Generates paired univariate data for kinship pairs with specified genetic relatedness, following the classical ACE model (Additive genetic, Common environment, unique Environment).

Usage

kinsim_internal(
  r = c(1, 0.5),
  c_rel = 1,
  npg = 100,
  npergroup = rep(npg, length(r)),
  mu = 0,
  ace = c(1, 1, 1),
  r_vector = NULL,
  c_vector = NULL,
  ...
)

Arguments

r

Numeric vector. Levels of genetic relatedness for each group; default is c(1, 0.5) representing MZ and DZ twins respectively.

npg

Integer. Default sample size per group; default is 100.

npergroup

Numeric vector.
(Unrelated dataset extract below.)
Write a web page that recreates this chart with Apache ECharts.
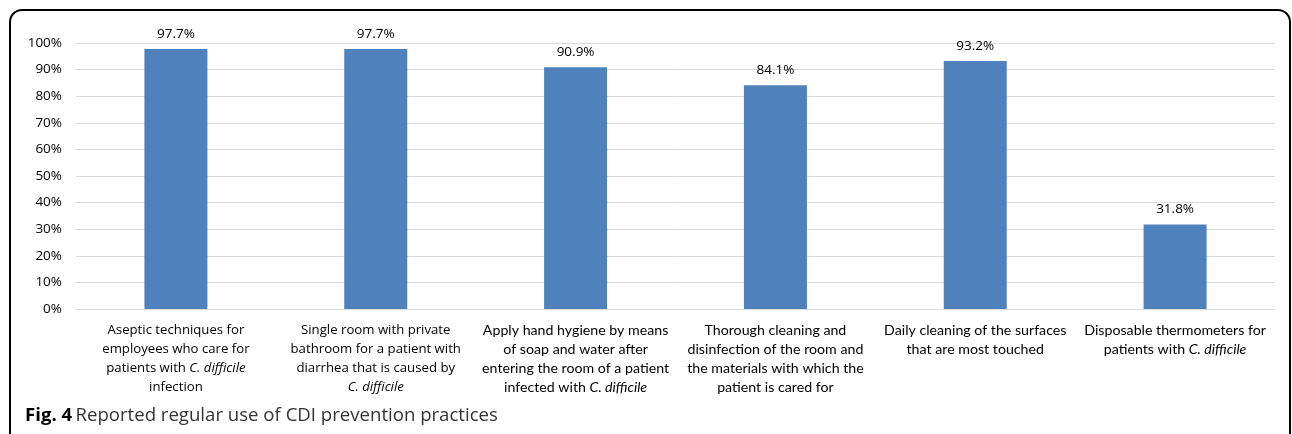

List of sample sizes by group; default repeats npg for all groups in r.

mu

Numeric. Mean value for the generated variable; default is 0.

ace

Numeric vector. Variance components in order c(a, c, e) where a = additive genetic, c = shared environment, e = non-shared environment; default is c(1, 1, 1).

r_vector

Numeric vector. Alternative specification method providing relatedness coefficients for the entire sample; default is NULL.

...

Additional arguments passed to other methods.

Details

This function simulates data according to the ACE model, where phenotypic variance is decomposed into additive genetic (A), shared environmental (C), and non-shared environmental (E) components. It can generate data for multiple kinship groups with different levels of genetic relatedness (e.g., MZ twins, DZ twins, siblings).

Value

A data frame with the following columns:

id

Unique identifier for each kinship pair

A1

Genetic component for first member of pair

A2

Genetic component for second member of pair

C1

Shared-environmental component for first member of pair

C2

Shared-environmental component for second member of pair

E1

Non-shared-environmental component for first member of pair

E2

Non-shared-environmental component for second member of pair

y1

Generated phenotype for first member of pair with mean mu

y2

Generated phenotype for second member of pair with mean mu

r

Level of genetic relatedness for the kinship pair


Make Mean Differences

Description

This function calculates differences and means of a given variable for each kinship pair. The order of subtraction and the variables' names in the output dataframe depend on the order column set by check_sibling_order(). If the demographics parameter is set to "race", "sex", or "both", it also prepares demographic information accordingly, swapping the order of demographics as per the order column.

Usage

make_mean_diffs(..., fast = FALSE)

Arguments

...

Additional arguments to be passed to the function.

fast

Logical. If TRUE, uses a faster method for data processing.